Overall most users will be quite pleased with the A119’s video quality under most lighting and temperature conditions If you want to look at the original raw footage we have it available along with screenshots for easy comparisons on our website. Moving to other video features the A119 has a motion detection mode which is supposed to be used while parked to save space by only writing videos to the SD card when something happens I would not recommend the A119 for parked recording as you have to manually turn on this feature by going through the camera’s menu If you forget to turn it off your camera may miss footage as the detection algorithm is not perfect The A119 like most dash cameras has a microphone and we found the audio quality to be fairly average. This is a test of the A119’s microphone quality so we just also had someone who got nearly run over by a truck, luckily, no accident.
To playback videos you can use any modern video player like VLC but to see your speed and position you will have to download the third party Dash Cam Viewer Program It will show your route and speed on a map which is useful if you have teenagers or guests using your vehicle If you take out your SD card to watch videos on your computer or use a new card the next time it’s inserted into the A119 it will ask you to format the card before recording If you press cancel it will pop up again the next time you start the camera.

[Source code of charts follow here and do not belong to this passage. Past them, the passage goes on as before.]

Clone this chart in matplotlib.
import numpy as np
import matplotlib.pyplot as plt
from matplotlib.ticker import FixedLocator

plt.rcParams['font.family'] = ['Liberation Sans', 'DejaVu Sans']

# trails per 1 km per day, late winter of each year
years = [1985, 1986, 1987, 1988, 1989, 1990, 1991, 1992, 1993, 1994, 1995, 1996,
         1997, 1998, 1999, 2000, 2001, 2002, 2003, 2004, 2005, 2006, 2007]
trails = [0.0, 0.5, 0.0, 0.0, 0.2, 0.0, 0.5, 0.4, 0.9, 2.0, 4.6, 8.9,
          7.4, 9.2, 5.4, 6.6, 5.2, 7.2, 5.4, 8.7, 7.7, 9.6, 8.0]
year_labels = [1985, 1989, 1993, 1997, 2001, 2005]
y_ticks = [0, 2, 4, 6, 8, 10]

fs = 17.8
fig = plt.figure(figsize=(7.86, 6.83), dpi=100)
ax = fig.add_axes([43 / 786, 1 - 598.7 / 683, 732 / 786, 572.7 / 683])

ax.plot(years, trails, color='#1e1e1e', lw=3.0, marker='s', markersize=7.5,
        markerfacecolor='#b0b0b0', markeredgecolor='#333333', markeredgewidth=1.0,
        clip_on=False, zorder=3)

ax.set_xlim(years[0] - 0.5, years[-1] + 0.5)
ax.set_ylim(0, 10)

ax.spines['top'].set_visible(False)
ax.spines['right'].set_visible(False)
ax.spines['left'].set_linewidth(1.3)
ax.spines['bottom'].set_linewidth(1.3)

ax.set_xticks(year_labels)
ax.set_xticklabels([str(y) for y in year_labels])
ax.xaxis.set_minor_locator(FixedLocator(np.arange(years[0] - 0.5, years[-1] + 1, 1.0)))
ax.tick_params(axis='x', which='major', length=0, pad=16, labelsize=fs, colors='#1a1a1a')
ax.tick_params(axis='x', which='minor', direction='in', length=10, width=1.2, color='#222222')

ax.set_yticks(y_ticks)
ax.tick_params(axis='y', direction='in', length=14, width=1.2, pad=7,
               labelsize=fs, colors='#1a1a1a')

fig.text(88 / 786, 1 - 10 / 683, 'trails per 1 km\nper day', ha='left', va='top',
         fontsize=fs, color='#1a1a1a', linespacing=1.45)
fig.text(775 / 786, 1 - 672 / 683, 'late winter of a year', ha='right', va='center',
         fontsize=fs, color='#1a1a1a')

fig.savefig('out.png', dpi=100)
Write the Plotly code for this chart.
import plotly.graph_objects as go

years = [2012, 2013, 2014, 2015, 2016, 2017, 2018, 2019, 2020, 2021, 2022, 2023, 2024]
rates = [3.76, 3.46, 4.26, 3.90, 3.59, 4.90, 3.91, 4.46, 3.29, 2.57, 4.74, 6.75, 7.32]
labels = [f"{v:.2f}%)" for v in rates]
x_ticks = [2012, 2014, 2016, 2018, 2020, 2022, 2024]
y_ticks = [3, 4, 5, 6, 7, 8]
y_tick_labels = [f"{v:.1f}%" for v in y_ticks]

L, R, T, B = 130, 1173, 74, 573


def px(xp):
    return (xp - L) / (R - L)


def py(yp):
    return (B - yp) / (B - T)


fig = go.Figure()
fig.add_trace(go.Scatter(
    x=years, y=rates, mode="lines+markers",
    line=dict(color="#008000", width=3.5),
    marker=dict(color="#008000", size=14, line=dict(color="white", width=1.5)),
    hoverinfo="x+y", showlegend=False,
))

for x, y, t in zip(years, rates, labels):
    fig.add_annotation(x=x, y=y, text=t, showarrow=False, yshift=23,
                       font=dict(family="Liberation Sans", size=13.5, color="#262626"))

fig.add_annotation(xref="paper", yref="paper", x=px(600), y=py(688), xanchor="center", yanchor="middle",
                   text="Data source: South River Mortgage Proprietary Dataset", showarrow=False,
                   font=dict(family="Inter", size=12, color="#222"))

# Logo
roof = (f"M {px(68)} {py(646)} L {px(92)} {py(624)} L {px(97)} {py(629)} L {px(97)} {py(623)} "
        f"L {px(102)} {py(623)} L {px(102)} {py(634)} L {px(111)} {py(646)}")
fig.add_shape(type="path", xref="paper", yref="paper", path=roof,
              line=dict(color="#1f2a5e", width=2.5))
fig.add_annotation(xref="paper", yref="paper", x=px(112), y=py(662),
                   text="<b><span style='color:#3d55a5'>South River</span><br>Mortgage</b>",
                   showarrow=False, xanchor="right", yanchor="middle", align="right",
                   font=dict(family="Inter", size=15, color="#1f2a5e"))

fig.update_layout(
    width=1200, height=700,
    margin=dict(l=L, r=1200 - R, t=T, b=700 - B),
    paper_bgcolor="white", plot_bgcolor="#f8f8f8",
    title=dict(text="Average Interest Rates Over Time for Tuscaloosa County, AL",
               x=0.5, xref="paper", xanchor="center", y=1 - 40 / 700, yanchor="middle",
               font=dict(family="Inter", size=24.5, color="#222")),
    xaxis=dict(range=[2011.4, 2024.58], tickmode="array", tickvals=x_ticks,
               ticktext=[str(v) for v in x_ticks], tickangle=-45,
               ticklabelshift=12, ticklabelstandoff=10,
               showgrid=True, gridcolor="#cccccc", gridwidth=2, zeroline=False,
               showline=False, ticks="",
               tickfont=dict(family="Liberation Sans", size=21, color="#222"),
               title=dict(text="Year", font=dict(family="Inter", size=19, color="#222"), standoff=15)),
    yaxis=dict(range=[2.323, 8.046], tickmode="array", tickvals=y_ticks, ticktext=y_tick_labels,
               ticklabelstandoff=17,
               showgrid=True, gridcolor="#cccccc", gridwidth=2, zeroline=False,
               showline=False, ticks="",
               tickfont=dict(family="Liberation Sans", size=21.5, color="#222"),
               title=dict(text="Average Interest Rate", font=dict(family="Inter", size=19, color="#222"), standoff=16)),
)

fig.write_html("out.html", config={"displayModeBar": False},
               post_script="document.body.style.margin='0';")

I’m a big fan of this feature An improperly formatted card is one common reason a dash camera has problems. While it could be annoying for experienced users. I think Viofo has made the right decision In general they have done a great job on improving the reliability and user friendliness of the A119 It helps that they had pre-production beta testing with the community at Dash Cam Talk and continually iterated on the design from the feedback they received. As you can tell I’m a big fan of Viofo’s A119 It’s going to be my new starting recommendation for most drivers. Make sure you pick the right SD card as some can wear out sooner than others.